As the founding member of NYC’s Mayor’s Office of Data Analytics, I helped to “liquefy” both proprietary and public data / intelligence to transform city operations like public safety, public health, finance and economic development.

Mike Flowers Lr

We identified meaningful data. We broke down silos across 40 agencies. As a result, the Bloomberg Administration intelligently coordinated the work of New York City’s 300,000 employees and $70 billion annual budget. It was a big success and a model that bears repeating for any municipality or enterprise.

In my current role as CAO of Enigma, I continue to advise people who recognize the tremendous opportunity to put data to work as a reliable enterprise asset. It’s simple, really: with data “on tap,” you can achieve better outcomes.

Case in point: London, which is now piloting a program to establish a London Office of Data Analytics (LODA), similar to what we did in NYC. But consider this: NYC has 5 boroughs, all centralized under the Mayor’s office. London has 33 however, they operate on their own, autonomous when it comes to trash, tax collection…everything. Right now, London has little systematic pooling of data or information sharing, beyond its successful open data portal.

But that’s about to change, thanks to Eddie Copeland, Director of Government Innovation at Nesta, a U.K.-based innovation charity, and Andrew Collinge, Assistant Director at the GLA. They’re working together to demonstrate that analyzing data sourced from multiple local authorities and public sector bodies can help reform public services in the capital.
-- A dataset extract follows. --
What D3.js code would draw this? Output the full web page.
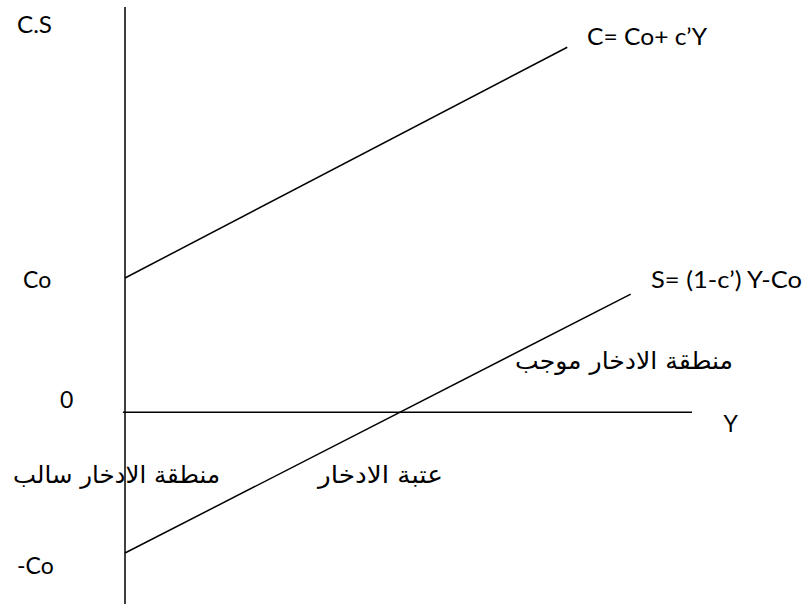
<!DOCTYPE html>
<html><head><meta charset="utf-8">
<script src="https://cdn.jsdelivr.net/npm/d3@7"></script>
<style>
html,body{margin:0;padding:0;background:#fff;}
svg{display:block;}
.lat{font-family:Lato,"Open Sans",sans-serif;font-size:23px;fill:#000;}
.ar{font-family:"DejaVu Sans","Noto Sans",sans-serif;font-size:24px;fill:#000;}
</style>
</head><body>
<svg id="c" width="810" height="605"></svg>
<script>
// Data
const incomeDomain = [0, 10];
const csDomain = [-1.43, 3.02];
const consumptionY = [0, 7.8];
const consumptionC = [1.0, 2.72];
const savingY = [0, 8.92];
const savingS = [-1.05, 0.88];
const tickLabels = [{v: 1, t: "Co"}, {v: 0, t: "0"}, {v: -1.05, t: "-Co"}];

const svg = d3.select("#c");
const x = d3.scaleLinear().domain(incomeDomain).range([125, 692]);
const y = d3.scaleLinear().domain(csDomain).range([604, 7]);

const line = d3.line().x(d => x(d[0])).y(d => y(d[1]));

// axes
svg.append("line").attr("x1", x(0)).attr("x2", x(0)).attr("y1", y(csDomain[1])).attr("y2", y(csDomain[0]))
  .attr("stroke", "#000").attr("stroke-width", 1.5);
svg.append("line").attr("x1", x(0) - 2).attr("x2", x(incomeDomain[1])).attr("y1", y(0)).attr("y2", y(0))
  .attr("stroke", "#000").attr("stroke-width", 1.5);

// lines
svg.append("path").attr("d", line(consumptionY.map((v, i) => [v, consumptionC[i]])))
  .attr("fill", "none").attr("stroke", "#000").attr("stroke-width", 1.5);
svg.append("path").attr("d", line(savingY.map((v, i) => [v, savingS[i]])))
  .attr("fill", "none").attr("stroke", "#000").attr("stroke-width", 1.5);

// tick labels
const tickX = {"Co": 23, "0": 60, "-Co": 17};
const tickDy = {"Co": 10, "0": -4, "-Co": 21};
tickLabels.forEach(d => {
  svg.append("text").attr("class", "lat").attr("x", tickX[d.t]).attr("y", y(d.v) + tickDy[d.t]).text(d.t);
});

// annotations
function lat(xp, yp, t, w) {
  const el = svg.append("text").attr("class", "lat").attr("x", xp).attr("y", yp).text(t);
  if (w) el.attr("textLength", w).attr("lengthAdjust", "spacingAndGlyphs");
}
lat(17, 33, "C.S", 35);
lat(587, 45, "C= Co+ c\u2019Y", 120);
lat(651, 288, "S= (1-c\u2019) Y-Co", 151);
svg.append("text").attr("x", 723).attr("y", 432).style("font-family", "'Liberation Sans',Arial,sans-serif").style("font-size", "23px").text("Y");

function ar(xl, yp, t, w) {
  svg.append("text").attr("class", "ar").attr("x", xl).attr("y", yp)
    .attr("textLength", w).attr("lengthAdjust", "spacingAndGlyphs").text(t);
}
ar(515, 369, "منطقة الادخار موجب", 218);
ar(13, 483, "منطقة الادخار سالب", 207);
ar(318, 483, "عتبة الادخار", 125);
</script>
</body></html>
I’ve been lockstep with them on the project, advising on how to adapt the model that worked in NYC for a UK context.

The low-hanging fruit project they’re tackling? Identifying houses not correctly registered as a “Houses of Multiple Occupation” (or HMOs). Up to 90% of HMOs in some boroughs are estimated to lack the appropriate license. An unregistered HMO can correlate with poor quality or dangerous private rentals, not to mention lost revenue for local authorities.

While suspected HMOs are investigated by teams of inspectors, the hit-rate of finding suspect properties is low. Here’s the thing: it’s a pure data issue. Analytics can help them prioritize in a need-driven way.

I have no doubt that data sharing, along with a cooperative relationship among boroughs, will lead to huge ROI for the government and people of London. By leveraging data as an enterprise asset – just like trucks and personnel and bridges and roads – London will be able to better predict unregistered HMOs and better target inspections. We expect to see higher hit rates of successful inspections with the same amount of resource and more income through a rise in the number of HMO registrations

[Check out Eddie’s blog post, 'Offices of Data Analytics: next steps for London and the North East']

Since I used to be a prosecutor, here’s my closing argument:

Data is an enterprise asset whose value has yet been unrealized because of a Solutions-focused approach. Data is at its best when in synthesis with the people who are supposed to use it on behalf of the organization – be it a city or a corporation. Once you prove the return on investment through a manual, people-first process, then you enlist the technology to help your project take off and truly scale on an enterprise level.